Polanski verfilmt ‘heksenjacht’
De Britse thrillerschrijver Robert Harris werd tijdens een lunch met zijn vriend Roman Polanski in 2012 op het spoor van de Dreyfus-affaire gebracht. Polanski, die eerder Harris’ The Ghost Writer verfilmde, vroeg Harris om een filmscript over de zaak, maar aanvankelijk deinsde Harris daarvoor terug: met zijn honderden personages, intriges en nevenintriges, leek de affaire hem veel te ingewikkeld om er in een speelfilm recht aan te doen. Eenmaal verdiept in de kwestie schreef Harris in een jaar tijd de spionageroman An officier and a spy (in het Nederlands bij uitgeverij Cargo verschenen als De officier).
Polanksi loopt al jaren rond met de wens de Dreyfus-affaire te verfilmen.

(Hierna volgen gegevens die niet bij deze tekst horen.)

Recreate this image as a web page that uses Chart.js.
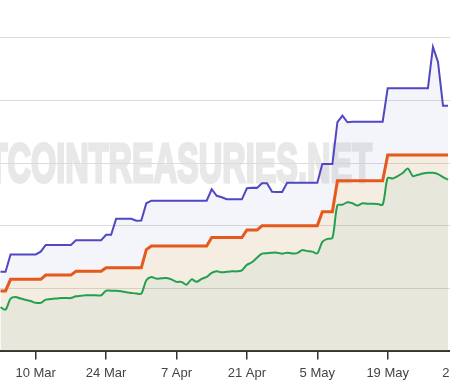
<!DOCTYPE html>
<html><head><meta charset="utf-8">
<script src="https://cdn.jsdelivr.net/npm/chart.js@4.4.1/dist/chart.umd.min.js"></script>
<style>
html,body{margin:0;padding:0;background:#fff;overflow:hidden;width:450px;height:382px;}
#wrap{position:absolute;left:0;top:0;width:480px;height:389px;}
</style></head><body>
<div id="wrap"><canvas id="c" width="480" height="389"></canvas></div>
<script>
const dates = [
'2025-03-03','2025-03-04','2025-03-05','2025-03-06','2025-03-07','2025-03-08','2025-03-09','2025-03-10','2025-03-11','2025-03-12',
'2025-03-13','2025-03-14','2025-03-15','2025-03-16','2025-03-17','2025-03-18','2025-03-19','2025-03-20','2025-03-21','2025-03-22',
'2025-03-23','2025-03-24','2025-03-25','2025-03-26','2025-03-27','2025-03-28','2025-03-29','2025-03-30','2025-03-31','2025-04-01',
'2025-04-02','2025-04-03','2025-04-04','2025-04-05','2025-04-06','2025-04-07','2025-04-08','2025-04-09','2025-04-10','2025-04-11',
'2025-04-12','2025-04-13','2025-04-14','2025-04-15','2025-04-16','2025-04-17','2025-04-18','2025-04-19','2025-04-20','2025-04-21',
'2025-04-22','2025-04-23','2025-04-24','2025-04-25','2025-04-26','2025-04-27','2025-04-28','2025-04-29','2025-04-30','2025-05-01',
'2025-05-02','2025-05-03','2025-05-04','2025-05-05','2025-05-06','2025-05-07','2025-05-08','2025-05-09','2025-05-10','2025-05-11',
'2025-05-12','2025-05-13','2025-05-14','2025-05-15','2025-05-16','2025-05-17','2025-05-18','2025-05-19','2025-05-20','2025-05-21',
'2025-05-22','2025-05-23','2025-05-24','2025-05-25','2025-05-26','2025-05-27','2025-05-28','2025-05-29','2025-05-30','2025-05-31'
];
const seriesPurple = [
63.4,63.4,77.3,77.3,77.3,77.3,77.3,77.3,79.5,84.8,
84.8,84.8,84.8,84.8,84.8,88.5,88.5,88.5,88.5,88.5,
88.5,92.9,92.9,105.7,105.7,105.7,105.7,104.1,104.3,118,
120.1,120.1,120.1,120.1,120.1,120.1,120.1,120.1,120.1,120.1,
120.1,120.1,129.2,124,122.8,121.2,121.2,121.2,121.2,130,
130.4,130.3,134,134,127.2,127,127,134.3,134.3,134.3,
134.3,134.3,134.3,134.3,149.3,149.3,149.3,182.6,187.8,182.6,
183,183,183,183,183,183,183,209.7,209.7,209.7,
209.7,209.7,209.7,209.7,209.7,209.7,242.6,230.7,195.8,195.8
];
const seriesOrange = [
48.2,48.2,57.4,57.4,57.4,57.4,57.4,57.4,57.4,60.8,
60.8,60.8,60.8,60.8,60.8,63.8,63.8,63.8,63.8,63.8,
63.8,66.6,66.6,66.6,66.6,66.6,66.6,66.6,66.6,81.1,
84,84,84,84,84,84,84,84,84,84,
84,84,90.7,90.7,90.7,90.7,90.7,90.7,90.7,96.7,
96.7,96.7,100.1,100.1,100.1,100.1,100.1,100.1,100.1,100.1,
100.1,100.1,100.1,100.1,111.2,111.2,111.2,136,136,136,
136,136,136,136,136,136,136,156.5,156.5,156.5,
156.5,156.5,156.5,156.5,156.5,156.5,156.5,156.5,156.5,156.5
];
const seriesGreen = [
35.3,33.3,42.1,43.3,42.1,41.1,40.1,38.7,38.7,41.3,
41.7,42.1,42.5,42.5,42.5,43.9,44.3,44.7,44.7,44.7,
44.7,48.4,48.4,48.4,48,47.1,46.6,46.1,46,56.7,
59.2,58,58.3,58.4,57.4,55.4,55.4,53.2,57.4,55.4,
57.8,59.4,62.6,63.8,63,63.4,63.8,63.8,64.6,69,
71,74.6,77.9,78.3,78.7,78.7,77.9,78.7,78.1,78.3,
80.7,79.9,79.5,78.1,87.3,89.7,90.3,116.4,116.9,118.9,
118,116.2,118.1,117.6,117.6,117.4,116.9,138.2,137.8,139.7,
142.1,145.7,139.7,140.7,141.7,142.3,142.3,141.3,138.8,136.8
];
const tickDates = ['2025-03-10','2025-03-24','2025-04-07','2025-04-21','2025-05-05','2025-05-19','2025-06-02'];
const tickLabels = ['10 Mar','24 Mar','7 Apr','21 Apr','5 May','19 May','2 Jun'];
const watermark = 'BITCOINTREASURIES.NET';

function dayNum(s){const p=s.split('-').map(Number);return Date.UTC(p[0],p[1]-1,p[2])/86400000;}
const pts = arr => arr.map((v,i)=>({x:dayNum(dates[i]), y:v}));

const watermarkPlugin = {
  id:'wm',
  beforeDraw(chart){
    const ctx=chart.ctx; ctx.save();
    ctx.font='bold 55px "Liberation Sans", Arial, sans-serif';
    const wFull=ctx.measureText(watermark).width;
    const wPre=ctx.measureText(watermark.slice(0,3)).width;
    const sx=(372-7.5)/(wFull-wPre);
    ctx.translate(7.5 - wPre*sx, 181.5);
    ctx.scale(sx,1);
    ctx.fillStyle='#e8e8e8';
    ctx.strokeStyle='#e8e8e8'; ctx.lineWidth=3; ctx.lineJoin='miter';
    ctx.fillText(watermark,0,0);
    ctx.strokeText(watermark,0,0);
    ctx.restore();
  }
};

new Chart(document.getElementById('c'), {
  type:'line',
  data:{datasets:[
    {label:'Green', data:pts(seriesGreen), borderColor:'#22a04e', borderWidth:2,
     backgroundColor:'rgba(140,135,80,0.2)', fill:'origin', tension:0.3, pointRadius:0},
    {label:'Orange', data:pts(seriesOrange), borderColor:'#e5591c', borderWidth:3,
     backgroundColor:'rgba(188,128,62,0.15)', fill:'-1', tension:0, pointRadius:0},
    {label:'Purple', data:pts(seriesPurple), borderColor:'#5047c4', borderWidth:2,
     backgroundColor:'rgba(105,100,205,0.07)', fill:'-1', tension:0, pointRadius:0}
  ]},
  options:{
    responsive:false, animation:false, devicePixelRatio:1,
    layout:{padding:{left:0,right:0,top:0,bottom:2}},
    plugins:{legend:{display:false}, tooltip:{enabled:false}},
    scales:{
      x:{type:'linear', min:dayNum('2025-03-03')-0.1, max:dayNum('2025-06-05')+0.57,
         afterBuildTicks(scale){scale.ticks=tickDates.map(d=>({value:dayNum(d)}));},
         ticks:{callback:(v,i)=>tickLabels[i], color:'#444', font:{size:13, family:'"Liberation Sans", Arial, sans-serif'},
                padding:6, maxRotation:0, autoSkip:false},
         grid:{drawOnChartArea:false, drawTicks:true, tickLength:8, color:'#333', lineWidth:1.5},
         border:{display:true, color:'#333', width:2}},
      y:{min:0, max:280, ticks:{display:false, stepSize:50, includeBounds:false},
         grid:{color:'#dcdcdc', lineWidth:1, drawTicks:false}, border:{display:false}}
    }
  },
  plugins:[watermarkPlugin]
});
</script>
</body></html>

In zijn ogen is de zaak ‘absoluut relevant’ voor wat er in het huidige tijdsgewricht gebeurt, ‘met zijn eeuwenoude heksenjacht op een minderheidsgroep, paranoïa over veiligheid, geheime militaire tribunaals, spionagediensten die buiten controle zijn, cover up-acties van regeringen en een hondsdolle pers’.
Eerder maakte Polanki The Pianist, op basis van de autobiografie van de Poolse-joodse pianist Władysław Szpilman. Polański overleefde als kind de holocaust in het getto van Krakau: zijn moeder kwam om in Auschwitz-Birkenau, zijn vader overleefde Mauthausen.